Mouse Model Of Down Syndrome Offers Glimpse Into Role Of Specific Genes In TheDisorder

Peer-Reviewed Publication

University of California - San Francisco

The human genome is comprised of 22 pairs of chromosomes, as well as two chromosomes that determine a person's gender. And researchers have known for decades that Down syndrome is associated with an extra copy of all or part of one of these: chromosome 21.

However, scientists have yet to identify the particular genes on this extra chromosome that cause the mental and physical abnormalities associated with the disorder. And this lack of knowledge has stymied drug development because drugs need targets, either the genes or the proteins they produce.

Now, however, in a recent issue of Proceedings of the National Academy of Science, researchers at UC San Francisco report that they have developed a mouse model that should enable them for the first time to delineate the role of specific genes in particular aspects of a Down syndrome-like disorder in mice. This model, says senior author Ting-Ting Huang, PhD, an assistant adjunct professor of pediatrics in the pediatric-medical genetics laboratory of Charles Epstein, MD, at UCSF should allow researchers to assess potential pharmacological agents and various forms of environmental enrichment, such as training, in these mice.

Ultimately, of course, the researchers hope such research would lead to the development of drugs to treat humans with Down syndrome, which causes mental retardation, major and minor physical abnormalities, often including heart disorders, and, in later life, Alzheimer's disease.
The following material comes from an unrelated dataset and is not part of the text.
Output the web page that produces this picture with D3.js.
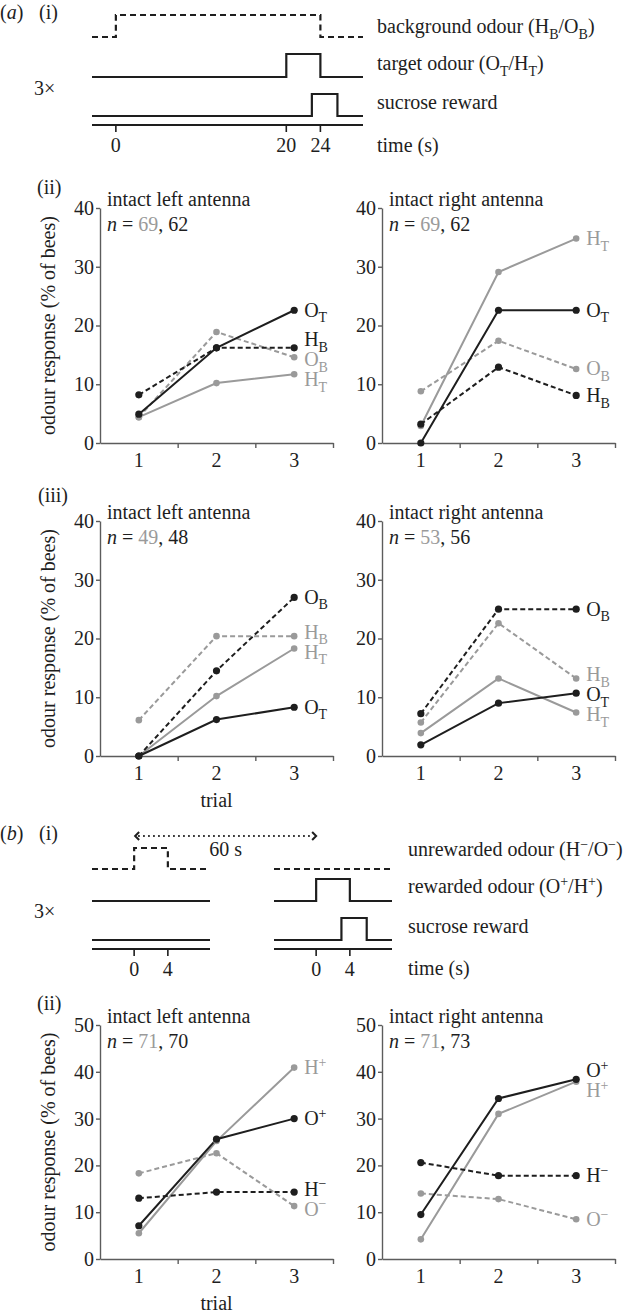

The new mouse model, called Ts1Cje, includes a partial third segment of mouse chromosome 16, the equivalent of a region on chromosome 21 in humans that is associated with Down syndrome.

It is not the first mouse model of Down syndrome--in fact, one of the previous standard models, known as "full trisomy 16," was also developed at UCSF--but it is the first to represent just a particularly small portion of the region of chromosome 16 that has strong parallels to some of the neurological disorders of the disease in humans. And this, said Huang, should make it easier to zero in on the role of individual genes.

Another previous standard model, Ts65Dn, includes a slightly larger third segment of chromosome 16 and causes more widespread learning and behavioral impairments than the newer model.

The researchers plan to tease out the specific role of genes in the newer model by using the older model as a backdrop.

"By analyzing this mouse model side-by-side with Ts65Dn," said Huang, "we can see what kind of physiological and biochemical differences there are between the two, and this may enable us to identify the role of some of the specific genes involved. Ultimately, we may be able to make corrections in these animals." The new mouse model includes approximately 20 genes that have been identified on the extra segment of chromosome 16 in the previous models.

The researchers say it is too early to draw strict parallels between the cognitive deficits in humans with Down syndrome and the learning, behavioral and structural abnormalities observed in the genetically engineered mice. However, they said, their new mouse model should yield insights into the chromosomal regions and the genes they contain that have the capability of disturbing neuronal structure and function when present in an extra copy. And the mechanisms by which these perturbations occur, they said, are likely to be relevant to the human situation.

In addition, they said, these animals can be used to assess potential pharmacological agents and various forms of environmental enrichment for their ability to improve learning and behavior. Already, the researchers have been able to improve the spatial learning deficits in the mice with training. In mice in the older, Ts65Dn model, the researchers succeeded in reversing neurodegeneration of one form of neuron with the use of nerve growth factor. "We have a ways to go," said Epstein, a professor of pediatrics and a senior author of the study, "but we're moving in on the genes that cause Down syndrome."